The combined penalties paid by Banamex USA following criminal and regulatory investigations for violations of the Bank Secrecy Act and anti-money laundering laws and regulations reached $237.4 million this month.

The final tally came as the Citigroup subsidiary agreed to forfeit $97.4 million and enter into a non-prosecution agreement (NPA) to resolve an investigation into BUSA’s Bank Secrecy Act (BSA) violations. In its agreement with the Department of Justice, BUSA admitted to criminal violations by willfully failing to maintain an effective anti-money laundering (AML) compliance program with appropriate policies, procedures, and controls to guard against money laundering and willfully failing to file Suspicious Activity Reports (SARs).

Admissions contained in the NPA stated that, from at least 2007 until at least 2012, BUSA processed more than 30 million remittance transactions to Mexico with a total value of more than $8.8 billion. During the same period, BUSA’s monitoring system issued more than 18,000 alerts involving more than $142 million in potentially suspicious remittance transactions. BUSA, however, conducted fewer than 10 investigations and filed only nine SARs in connection with these 18,000-plus alerts, filing no SARs on remittance transactions between 2010 and 2012.

BUSA also admitted that, for several years, it recognized that it should have improved its monitoring of MSB remittances, but failed to do so. BUSA employed a limited and manual transaction monitoring system, running only two scenarios to identify suspicious activity on the millions of remittance transactions it processed.

These two scenarios produced paper reports that were intended to be reviewed by hand by the two employees assigned to perform the BSA functions of the bank, in addition to time-consuming non-BSA responsibilities. As BUSA began to expand its remittance processing business in 2006, BUSA understood the need to enhance its anti-money laundering efforts, yet failed to make necessary improvements to its transaction monitoring controls or to add staffing resources.

Former actions

As Compliance Week previously reported, the Federal Deposit Insurance Corporation (FDIC) and California Department of Business Oversight in July 2015 ordered BUSA to pay a $140 million civil money penalty to resolve separate BSA regulatory investigations.

In March 2017, the FDIC also announced related enforcement actions against four former senior BUSA executives relating to BUSA’s violations of the BSA. As part of those actions, one executive was fined, and one was prohibited from working at financial institutions in the future.

The Justice Department in the NPA said it considered numerous factors in reaching a resolution. “In particular, BUSA engaged in extensive remedial actions, including devoting significant resources to remediation of the BSA and AML deficiencies, exiting BUSA’s MSB business entirely, and ultimately ceasing all banking operations at BUSA,” the Justice Department stated.

Additionally, BUSA received partial credit for its cooperation with the Justice Department’s criminal investigation, including:

Making factual presentations;

Voluntarily making foreign-based employees available for interviews in the United States;

Producing documents from foreign countries in ways that did not implicate foreign data privacy laws; and

Collecting, analyzing, and organizing voluminous evidence and information for the Justice Department, including identifying and providing documents relating to certain individuals and topics.

In addition, pursuant to the NPA, BUSA and Citigroup agreed to cooperate fully in this and any other Justice Department investigation relating to violations of the BSA and federal money laundering statutes and, for a period of one year, to report to the Justice Department any evidence or allegation of violations of the BSA or money laundering laws.
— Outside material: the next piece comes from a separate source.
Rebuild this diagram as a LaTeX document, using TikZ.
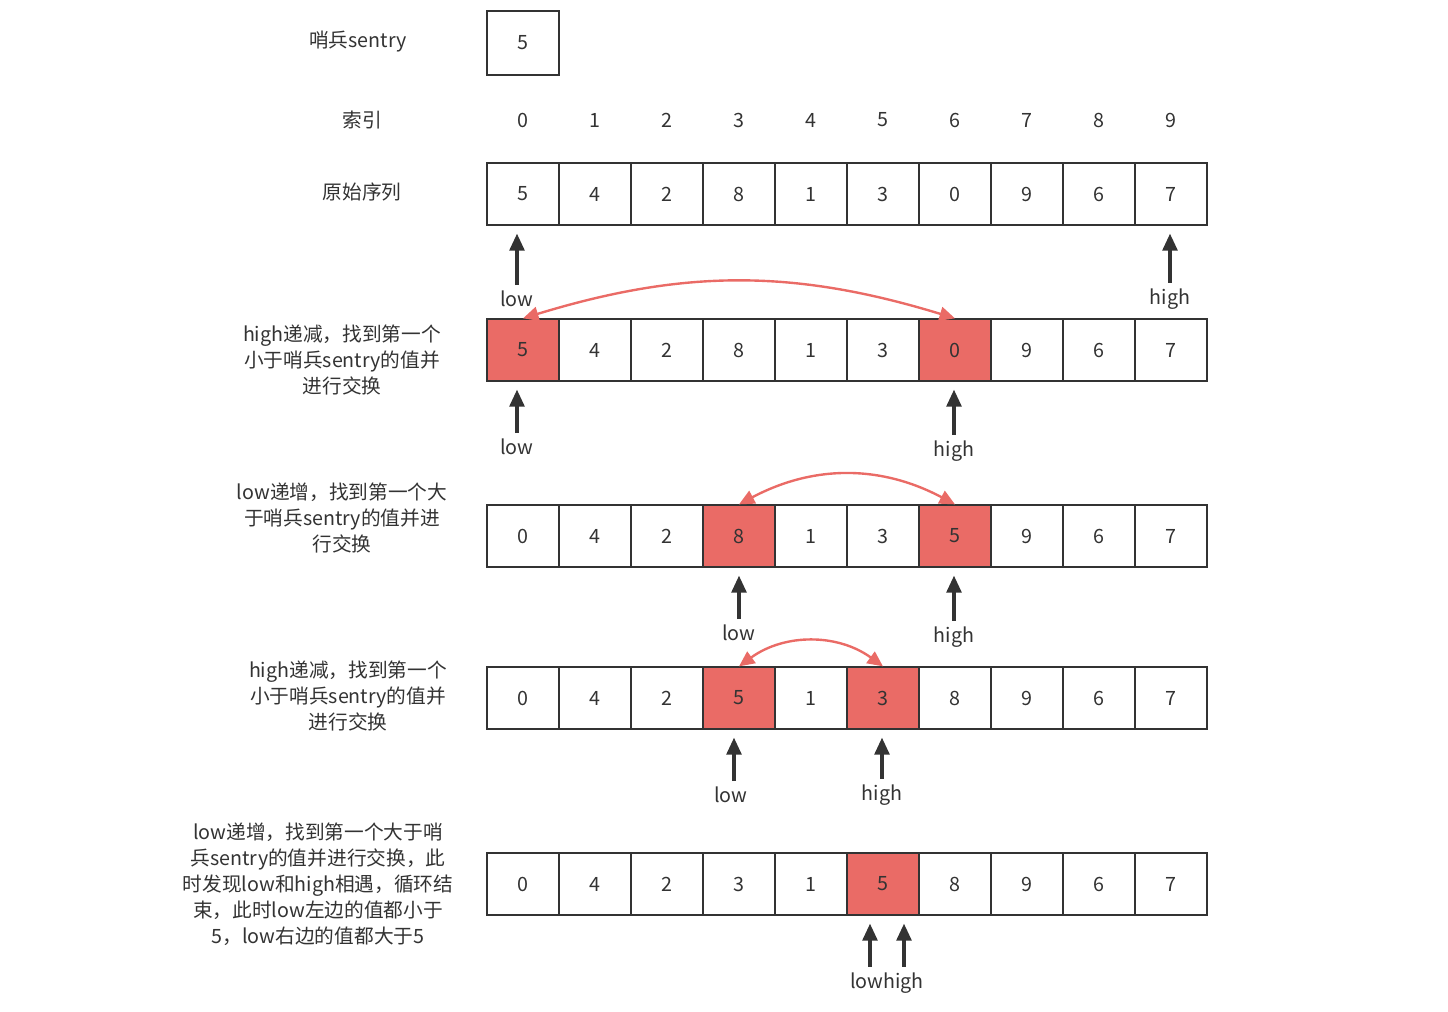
\documentclass[tikz,border=0pt]{standalone}
\usepackage{fontspec}
\setmainfont{Noto Sans CJK SC}
\usetikzlibrary{arrows.meta,positioning}
\definecolor{swapred}{HTML}{EA6B66}
\definecolor{inkgray}{HTML}{333333}

\begin{document}
\begin{tikzpicture}[
    x=0.025cm, y=0.025cm,
    font=\fontsize{14pt}{18.4pt}\selectfont,
    text=inkgray,
    cell/.style={rectangle, draw=inkgray, line width=0.9pt, minimum width=1.8cm, minimum height=1.55cm, inner sep=0pt},
    hot/.style={cell, fill=swapred},
    note/.style={align=center},
    tag/.style={inner sep=2pt},
    ptr/.style={-{Triangle[length=12pt,width=10.5pt]}, line width=2.2pt, draw=inkgray, shorten <=2pt, shorten >=0.2cm},
    swap/.style={{Triangle[length=11pt,width=10pt]}-{Triangle[length=11pt,width=10pt]}, line width=1.7pt, draw=swapred}
]
\useasboundingbox (0,0) rectangle (1448,-1012);

% sentry and index
\node (sentryLbl) at (358,-42) {哨兵sentry};
\node[cell, minimum height=1.6cm] (sentry) at (523,-43) {5};
\node (idxLbl) at (362,-120) {索引};
\foreach \i in {0,...,9}
  \node (idx\i) at (523+72*\i,-120) {\i};

% original sequence
\node (origLbl) at (362,-192) {原始序列};
\foreach \v [count=\i from 0] in {5,4,2,8,1,3,0,9,6,7}
  \node[cell] (orig\i) at (523+72*\i,-194) {\v};
\node[tag] (origLow) at (517,-299) {low};
\node[tag] (origHigh) at (1170,-299) {high};
\draw[ptr] (origLow.north) -- (origLow.north |- orig0.south);
\draw[ptr] (origHigh.north) -- (origHigh.north |- orig9.south);

% step 1: high decreases
\node[note] (stepA) at (342,-360) {high递减，找到第一个\\小于哨兵sentry的值并\\进行交换};
\foreach \v/\s [count=\i from 0] in {5/hot,4/cell,2/cell,8/cell,1/cell,3/cell,0/hot,9/cell,6/cell,7/cell}
  \node[\s] (rowA\i) at (523+72*\i,-350) {\v};
\draw[swap] (rowA0.north) to[bend left=17] (rowA6.north);
\node[tag] (rowALow) at (517,-447) {low};
\node[tag] (rowAHigh) at (954,-451) {high};
\draw[ptr] (rowALow.north) -- (rowALow.north |- rowA0.south);
\draw[ptr] (rowAHigh.north) -- (rowAHigh.north |- rowA6.south);

% step 2: low increases
\node[note] (stepB) at (342,-518) {low递增，找到第一个大\\于哨兵sentry的值并进\\行交换};
\foreach \v/\s [count=\i from 0] in {0/cell,4/cell,2/cell,8/hot,1/cell,3/cell,5/hot,9/cell,6/cell,7/cell}
  \node[\s] (rowB\i) at (523+72*\i,-536) {\v};
\draw[swap] (rowB3.north) to[bend left=28] (rowB6.north);
\node[tag] (rowBLow) at (739,-633) {low};
\node[tag] (rowBHigh) at (954,-637) {high};
\draw[ptr] (rowBLow.north) -- (rowBLow.north |- rowB3.south);
\draw[ptr] (rowBHigh.north) -- (rowBHigh.north |- rowB6.south);

% step 3: high decreases
\node[note] (stepC) at (348,-696) {high递减，找到第一个\\小于哨兵sentry的值并\\进行交换};
\foreach \v/\s [count=\i from 0] in {0/cell,4/cell,2/cell,5/hot,1/cell,3/hot,8/cell,9/cell,6/cell,7/cell}
  \node[\s] (rowC\i) at (523+72*\i,-698) {\v};
\draw[swap] (rowC3.north) to[bend left=36] (rowC5.north);
\node[tag] (rowCLow) at (731,-795) {low};
\node[tag] (rowCHigh) at (882,-795) {high};
\draw[ptr] ([xshift=0.075cm]rowCLow.north) -- ([xshift=0.075cm]rowCLow.north |- rowC3.south);
\draw[ptr] (rowCHigh.north) -- (rowCHigh.north |- rowC5.south);

% step 4: low meets high
\node[note] (stepD) at (318,-884) {low递增，找到第一个大于哨\\兵sentry的值并进行交换，此\\时发现low和high相遇，循环结\\束，此时low左边的值都小于\\5，low右边的值都大于5};
\foreach \v/\s [count=\i from 0] in {0/cell,4/cell,2/cell,3/cell,1/cell,5/hot,8/cell,9/cell,6/cell,7/cell}
  \node[\s] (rowD\i) at (523+72*\i,-884) {\v};
\node[tag] (rowDMeet) at (887,-983) {lowhigh};
\draw[ptr] ([xshift=-0.425cm]rowDMeet.north) -- ([xshift=-0.425cm]rowDMeet.north |- rowD5.south);
\draw[ptr] ([xshift=0.425cm]rowDMeet.north) -- ([xshift=0.425cm]rowDMeet.north |- rowD5.south);

\end{tikzpicture}
\end{document}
Citigroup further agreed to report to the Justice Department regarding implementation of compliance measures to improve oversight of its subsidiaries’ BSA compliance.

Citi response

In a statement, Citi said it is “pleased to resolve these matters,” which it said concludes all remaining open inquiries conducted jointly by the Department of Justice and the U.S. Attorney’s Office for the District of Massachusetts concerning the BSA and AML compliance conduct of Citigroup and related entities, including BUSA.

Following Citi’s BUSA settlement with the FDIC and California’s Department of Business Oversight, Citi announced its intention to wind down banking operations at BUSA, subject to a satisfactory liquidation plan. “That liquidation plan was submitted to the FDIC and received a non-objection,” Citi announced. “As a result, BUSA anticipates ceasing banking operations as of June 30, 2017.”

Concluded Citi: “Among our most serious obligations as a bank is to achieve the strongest possible system for anti-money-laundering and sanctions compliance to protect the integrity of the financial system, and we continually take steps to strengthen and enhance our BSA and AML programs.”